Подавленные французы молча листали страницы истории.
Сколько боли сочилось с этих фотографий… У любого человека сердце сжималось тисками.
По лицу Надежды беззвучно катились слёзы, а операторы сразу стали заниматься своей работой: снимать дорогу, реакцию соседей по микроавтобусу на чернобыльскую быль; Фёдора с его словно уставившимися в одну точку глазами и сами фотографии. Профессионалы!
Спасительная рутинная работа, что может вытащить из любого стресса и горя, хвала тебе! Главное – не выть, а что-то постоянно делать.
Фёдор замолчал, достал из своей винтажной, потёртой на сгибах и швах сумки термос и повернулся к остальным пассажирам:
– Предлагаю на этой пафосной ноте сделать короткий антракт и испить сбитня, приготовленного моей матушкой специально для вас.
По салону автобуса потёк травянисто-медовый пряный аромат. Путники, держа в ладонях пластиковые кружки, жадно вдыхали запах, отхлёбывая маленькими глотками горячее янтарного цвета варево.
– Федья! Объясни, что это за чудодейственный напиток? – поинтересовался доктор Бертье, прикрывая глаза и урча от блаженства, как мартовский кот на солнце.
С каждым глотком волшебного нектара шестерёнки в черепушке крутились всё быстрее, а краски мира становились ярче и теплее.
Французы были взяты в полон!
– Андрей! – обратился к другу на русский манер Фёдор. – Объясни своим коллегам, что ещё одна кружечка сбитня – и мы не только начнём целовать и любить друг друга, но и, подобно ракете, взлетим на Луну. Матушка моя готовит этот напиток из шипучего мёда и трав, что ей передаёт Матвей Остапыч аккурат из тех мест, куда мы едем.
– Ты хочешь сказать, что этот напиток сварен из растений и мёда Чернобыльской зоны? – прошептал Андрэ, с ужасом обозрев пустое дно своей кружки.
Доктор Бертье приуныл.
– Именно это я и сказал. Недалеко от контрольно-пропускного пункта «Бабчин» есть потрясная экспериментальная пасека, мёд откуда в небольших дозах обладает сильнейшими целебными свойствами. Как в гомеопатии, где вещества в микродозах являются лекарствами, а в макро – ядами.
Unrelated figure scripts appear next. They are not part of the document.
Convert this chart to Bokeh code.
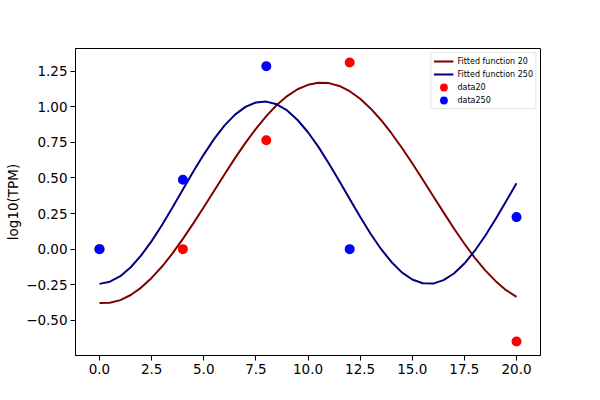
from bokeh.plotting import figure
from bokeh.models import Range1d, FixedTicker, Legend, LegendItem
from bokeh.embed import file_html
from bokeh.resources import INLINE

# ---- data ----
time_points = [0, 4, 8, 12, 20]
data20 = [0.0, 0.0, 0.765, 1.311, -0.649]
data250 = [0.0, 0.487, 1.285, 0.0, 0.225]

fit_x = [0.0, 0.5, 1.0, 1.5, 2.0, 2.5, 3.0, 3.5, 4.0, 4.5, 5.0, 5.5, 6.0, 6.5,
         7.0, 7.5, 8.0, 8.5, 9.0, 9.5, 10.0, 10.5, 11.0, 11.5, 12.0, 12.5, 13.0,
         13.5, 14.0, 14.5, 15.0, 15.5, 16.0, 16.5, 17.0, 17.5, 18.0, 18.5, 19.0,
         19.5, 20.0]
fit20 = [-0.379, -0.377, -0.358, -0.322, -0.270, -0.202, -0.122, -0.030, 0.072,
         0.181, 0.294, 0.410, 0.526, 0.639, 0.746, 0.845, 0.934, 1.012, 1.075,
         1.123, 1.154, 1.169, 1.166, 1.146, 1.109, 1.056, 0.988, 0.907, 0.814,
         0.712, 0.603, 0.489, 0.373, 0.258, 0.145, 0.038, -0.061, -0.149,
         -0.225, -0.288, -0.335]
fit250 = [-0.244, -0.229, -0.190, -0.127, -0.044, 0.056, 0.169, 0.292, 0.419,
          0.545, 0.664, 0.774, 0.869, 0.945, 0.999, 1.030, 1.036, 1.017, 0.974,
          0.907, 0.821, 0.718, 0.602, 0.479, 0.352, 0.227, 0.108, 0.001, -0.090,
          -0.163, -0.213, -0.240, -0.242, -0.218, -0.171, -0.101, -0.011, 0.094,
          0.211, 0.336, 0.463]

x_ticks = [0.0, 2.5, 5.0, 7.5, 10.0, 12.5, 15.0, 17.5, 20.0]
x_tick_labels = ["0.0", "2.5", "5.0", "7.5", "10.0", "12.5", "15.0", "17.5", "20.0"]
y_ticks = [-0.75, -0.5, -0.25, 0.0, 0.25, 0.5, 0.75, 1.0, 1.25]
y_tick_labels = ["\u22120.75", "\u22120.50", "\u22120.25", "0.00", "0.25", "0.50",
                 "0.75", "1.00", "1.25"]

FONT = "DejaVu Sans"

p = figure(width=584, height=384, output_backend="svg", toolbar_location=None,
           x_range=Range1d(-1.15, 21.15), y_range=Range1d(-0.747, 1.409),
           min_border_left=75, min_border_right=44, min_border_top=48,
           min_border_bottom=29)
p.background_fill_color = "white"
p.border_fill_color = "white"
p.outline_line_color = "black"
p.outline_line_width = 1
p.xgrid.visible = False
p.ygrid.visible = False

l20 = p.line(fit_x, fit20, line_color="#800000", line_width=2)
l250 = p.line(fit_x, fit250, line_color="#000080", line_width=2)
s20 = p.scatter(time_points, data20, size=7, line_width=3,
                fill_color="#ff0000", line_color="#ff0000")
s250 = p.scatter(time_points, data250, size=7, line_width=3,
                 fill_color="#0000ff", line_color="#0000ff")

for ax in (p.xaxis[0], p.yaxis[0]):
    ax.axis_line_color = "black"
    ax.major_tick_line_color = "black"
    ax.major_tick_out = 5
    ax.major_tick_in = 0
    ax.minor_tick_line_color = None
    ax.major_label_text_font = FONT
    ax.major_label_text_font_size = "13.5px"
    ax.major_label_text_color = "black"
    ax.major_label_standoff = 3

p.xaxis.ticker = FixedTicker(ticks=x_ticks)
p.xaxis.major_label_overrides = {t: l for t, l in zip(x_ticks, x_tick_labels)}
p.yaxis.ticker = FixedTicker(ticks=y_ticks)
p.yaxis.major_label_overrides = {t: l for t, l in zip(y_ticks, y_tick_labels)}

p.yaxis.axis_label = "log10(TPM)"
p.yaxis.axis_label_text_font = FONT
p.yaxis.axis_label_text_font_size = "13.5px"
p.yaxis.axis_label_text_font_style = "normal"
p.yaxis.axis_label_text_color = "black"
p.yaxis.axis_label_standoff = 2

legend = Legend(items=[
    LegendItem(label="Fitted function 20", renderers=[l20]),
    LegendItem(label="Fitted function 250", renderers=[l250]),
    LegendItem(label="data20", renderers=[s20]),
    LegendItem(label="data250", renderers=[s250]),
], location="top_right")
legend.label_text_font = FONT
legend.label_text_font_size = "8px"
legend.label_text_color = "black"
legend.label_height = 12
legend.glyph_height = 12
legend.glyph_width = 20
legend.spacing = 1
legend.padding = 2
legend.margin = 4
legend.label_standoff = 4
legend.border_line_color = "#cccccc"
legend.border_line_width = 1
legend.background_fill_alpha = 0.8
p.add_layout(legend)

open("out.html", "w").write(file_html(p, INLINE))
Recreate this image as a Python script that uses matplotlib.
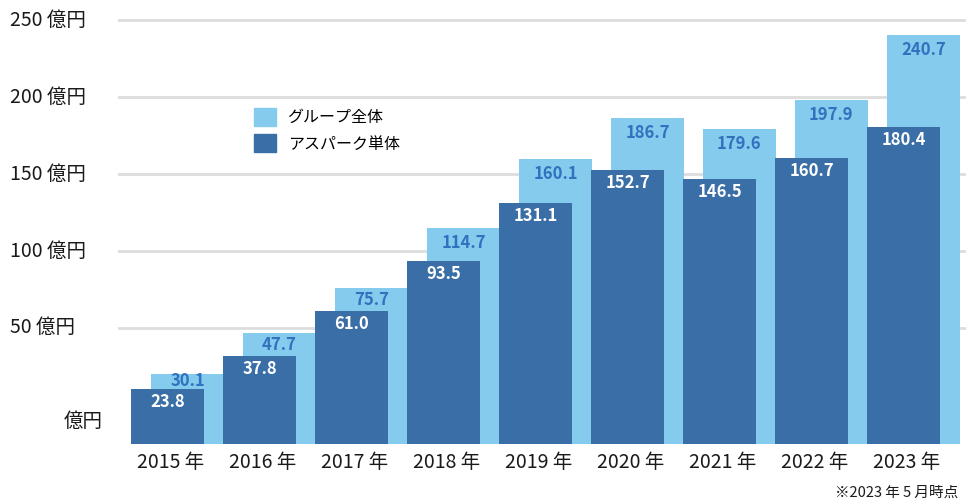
import numpy as np
import matplotlib.pyplot as plt
from matplotlib.patches import Patch
import matplotlib.transforms as mtransforms

plt.rcParams['font.family'] = ['Noto Sans CJK JP', 'DejaVu Sans']

years = ['2015 年', '2016 年', '2017 年', '2018 年', '2019 年',
         '2020 年', '2021 年', '2022 年', '2023 年']
group_total = [30.1, 47.7, 75.7, 114.7, 160.1, 186.7, 179.6, 197.9, 240.7]
aspark_only = [23.8, 37.8, 61.0, 93.5, 131.1, 152.7, 146.5, 160.7, 180.4]
ytick_vals = [50, 100, 150, 200, 250]
ytick_labels = ['50 億円', '100 億円', '150 億円', '200 億円', '250 億円']

light = '#84cbee'
dark = '#3a6ea6'
light_text = '#2f72bd'
txt = '#1a1a1a'

# the original stretches the part below 50 a bit, so the axis does too
k = 1.51


def fwd(v):
    v = np.asarray(v, dtype=float)
    return np.where(v < 50, v * k, 50 * k + (v - 50))


def inv(u):
    u = np.asarray(u, dtype=float)
    return np.where(u < 50 * k, u / k, u - 50 * k + 50)


width = 0.79
shift = 0.217

fig = plt.figure(figsize=(9.66, 5.04), dpi=100)
ax = fig.add_axes([118 / 966, 60 / 504, 848 / 966, 426 / 504])
ax.set_yscale('function', functions=(fwd, inv))
ax.set_xlim(-0.538, 8.68)
ax.set_ylim(0, 251.5)

x = np.arange(len(years))
for v in ytick_vals:
    ax.axhline(v, color='#dddddd', lw=2, zorder=0)

ax.bar(x + shift, group_total, width=width, color=light, zorder=2)
ax.bar(x, aspark_only, width=width, color=dark, zorder=3)

for i in range(len(years)):
    yg = ax.transData.transform((0, group_total[i]))[1]
    ya = ax.transData.transform((0, aspark_only[i]))[1]
    off = min(15, (yg - ya) / 2)
    ax.annotate(f'{group_total[i]:.1f}', (x[i] + shift, group_total[i]),
                xytext=(0, -off), textcoords='offset pixels', ha='center',
                va='center', color=light_text, fontsize=12, fontweight='bold',
                zorder=4)
    ax.annotate(f'{aspark_only[i]:.1f}', (x[i], aspark_only[i]),
                xytext=(0, -13), textcoords='offset pixels', ha='center',
                va='center', color='white', fontsize=12, fontweight='bold',
                zorder=4)

ax.set_xticks(x + 0.03)
ax.set_xticklabels(years, fontsize=14, color=txt)
ax.tick_params(axis='x', length=0, pad=6)
ax.set_yticks([])
ax.minorticks_off()
for s in ax.spines.values():
    s.set_visible(False)

# y labels sit left aligned in the margin
trans = mtransforms.blended_transform_factory(fig.transFigure, ax.transData)
for v, lab in zip(ytick_vals, ytick_labels):
    ax.text(10 / 966, v, lab, transform=trans, ha='left', va='center',
            fontsize=14, color=txt)
ax.text(64 / 966, 9.5, '億円', transform=trans, ha='left', va='center',
        fontsize=14, color=txt)

handles = [Patch(color=light, label='グループ全体'),
           Patch(color=dark, label='アスパーク単体')]
ax.legend(handles=handles, loc='upper left',
          bbox_to_anchor=((254 - 118) / 848, (444 - 108) / 426),
          frameon=False, fontsize=11.5, handlelength=1.35, handleheight=1.35,
          handletextpad=0.75, labelspacing=0.5, borderaxespad=0,
          borderpad=0)

fig.text(958 / 966, 1 - 493 / 504, '※2023 年 5 月時点', ha='right',
         va='center', fontsize=10.5, color=txt)

fig.savefig('out.png', dpi=100)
Французы, не обращая внимания на шепчущихся, радостно галдели и протягивали чашки за добавкой.
Надежда закрыла рот ладошкой, чтобы не прыснуть от смеха, глядя на вытянувшуюся физиономию и выпученные глаза доктора Бертье, который, сделав несколько глубоких вдохов и успокоившись, объяснил кинооператорам, что больше одного стакана сбитня с непривычки пить не рекомендуется – это хоть и не абсент, но всем предстоит завтра трудный поход.
Фёдор, пошалив, невозмутимо продолжил свою привычную лекцию о Полесском заповеднике:
– Хорошо, надеюсь, все восстановили силы, получили удовольствие и готовы слушать меня дальше, – как с привычной профессорской кафедры вещал доктор Юркевич, пряча свой огромный термос от греха подальше в сумку. – Тридцатикилометровая Чернобыльская зона отчуждения находилась на территории двух советских республик – Украинской и Белорусской ССР.